Fast forward to summer ’08 and where are we? The financial markets resemble Elaine’s dance in Seinfeld otherwise known as “….a full body dry heave set to music”. This morning the WSJ reported that America’s 4th largest advertiser, General Motors, is announcing advertising cut backs primarily in Local TV, Print, and Radio. Through it all sales people are now excited about the next 2 years and SEM hiring spec’s say something like “get me the very best sales talent and I will pay whatever it takes”. What gives, all the sudden Search is sexy again.
Here is my .02. The diversification of SEM services and product lines came at the behest of general market confidence and measured risk.
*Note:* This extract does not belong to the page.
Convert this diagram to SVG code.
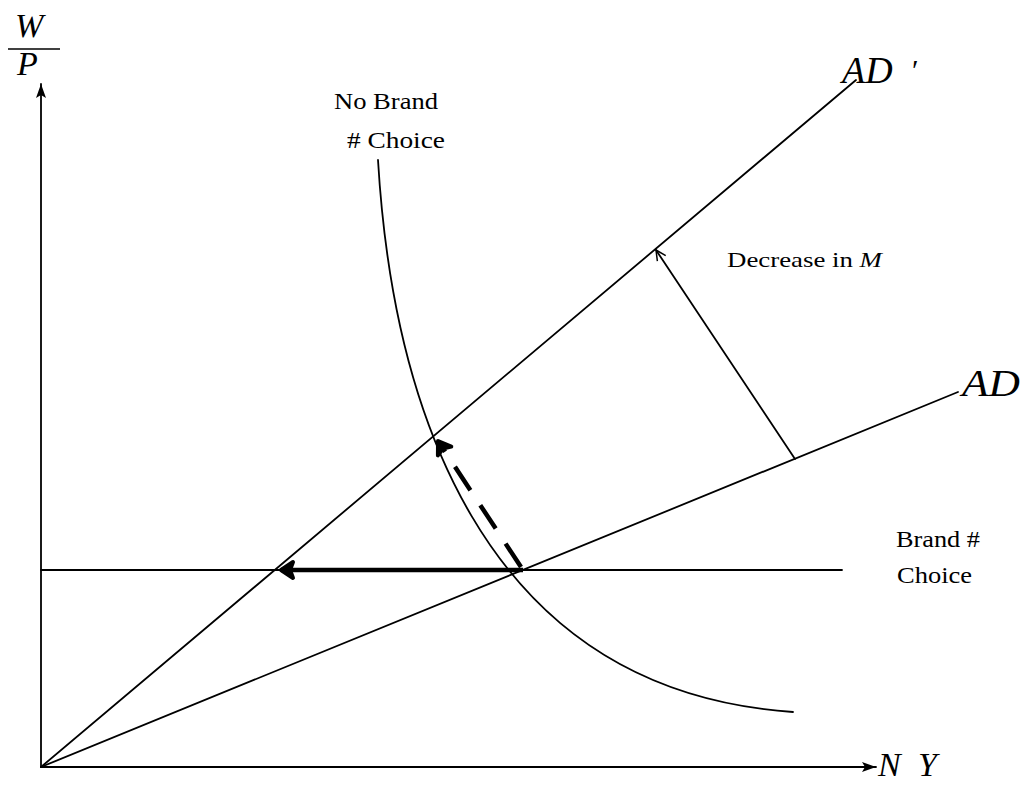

A narrowing of services or a “commitment” back to original core competencies would seem to indicate a re-trenching. Combine that with recent data suggesting ’08 to show 26% net growth of ad spend. Or, another way saying it, “As goes GM goes the nation” and as such more and more major advertisers will pull TV/RADIO/PRINT dollars and place them online (how much of that pull back goes online remains to be seen). That said, the first door that NEW interactive dollars stand in line before? That’s right Search – and we all know the laundry list why.
So we have a bit of perfect storm on our hands that is bringing the sexy back to search. Search agencies are narrowing their deliverables as reaction to general market conditions at the same time that major advertisers are shifting BIG dollars away from traditional medium and into interactive which invariable means SEARCH. Proof (as far as this blogger is concerned), search sales pp are hard to find and Search agencies will pay whatever it takes to get the best of the best.